Hint: It has to do with connection.
*drum roll please…*
Maybe this seems obvious. But let’s just get curious for a moment: How often is “authenticity” the first thing that comes to mind when you think of the next sales conversation you’re prepping for?
The idea of selling has a tendency, all too often, to feel scary, intimidating and nerve-wracking. Which is exactly why I love helping entrepreneurs actually experience sales as something fun—and not so scary.
This journey of marrying “authenticity” and “sales” in the same sentence, and living it, has been nothing short of eye-opening and diverse.
And it’s been a journey, let me tell you. One that’s taken me totally out of my wheelhouse and walking along spectacular views. And, one that began when I decided to step away from the career in HR that defined me since my freshman year of college.
Working in HR taught me a lot about communication, and how the way we show up in our communications makes a world of difference. Little did I know, the universe was setting my stage for the work I’m doing now helping clients have authentic, enjoyable and fruitful sales conversations.
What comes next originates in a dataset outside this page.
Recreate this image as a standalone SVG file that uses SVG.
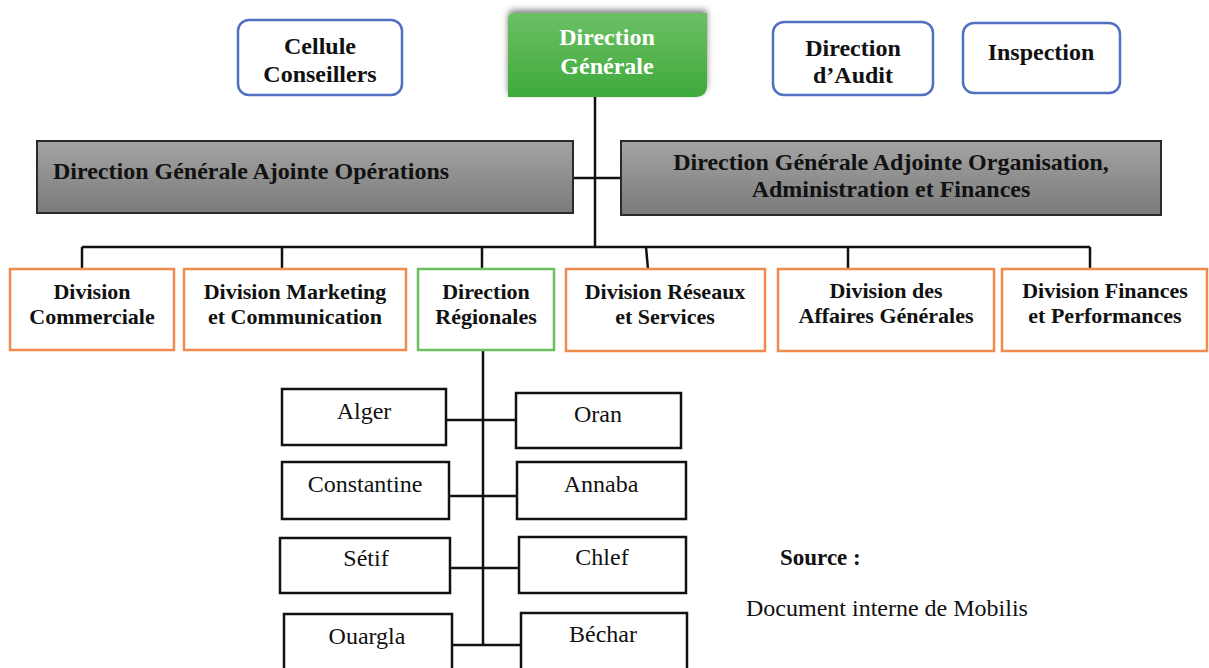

When I left HR I knew I wanted to be an entrepreneur. So I started my own business. And failed. I started again. …And failed, again. This happened again. And Again.
Four failed launches.
So I changed directions. Numerous times. I became well-acquainted with stepping out of my comfort zone:
- I was asked to be part of the opening team (as restaurant manager) for Fort Collins’ dazzling Elizabeth Hotel. What began by staring at an empty lot of concrete and steel transformed to a team collaboration that created an integral and amazing aspect of the Fort Collins community today.
- Constant Contact offered me a job. I took it and learned a wealth of information about email marketing.
- I moved to Idaho, turned around and left four weeks later—because I wasn’t afraid to get honest with myself and recognize what was truly best for me, letting go of expectations.
In hindsight, it became clear that all these seemingly disconnected experiences were actually perfectly interconnected, and leading me to a beautiful part of the journey I now find myself on: successfully owning the Proffit Coach, helping others shift their sales experience.
What did all parts of this winding, interwoven journey of mine have in common? What allowed me to successfully launch the Proffit Coach and pay my bills (plus some) during the first 3 months of launching my business? (I spent zero on marketing these first 3 months, BTW. I know, it’s nuts. And yes, you read that double “f” in Proffit right–I’m lucky enough to have ”Proffit” as my last name 😉 ).
As I’ve reflected on a common thread, this is what I’ve noticed:
- I wasn’t afraid to step out of my comfort zone and make a change (even when other people thought it was crazy). I was willing to trust myself.
- I made authenticity the tone for all of my business (and personal) communications.
- I’ve learned to be open to possibility.
Being committed to authenticity and open to possibility, and experiencing this firsthand, allows me every day to help clients apply these ideas to their own business.
What’s amazing is that sales (and most of business) isn’t just about stepping out of our comfort zone. It’s also about being committed to authenticity.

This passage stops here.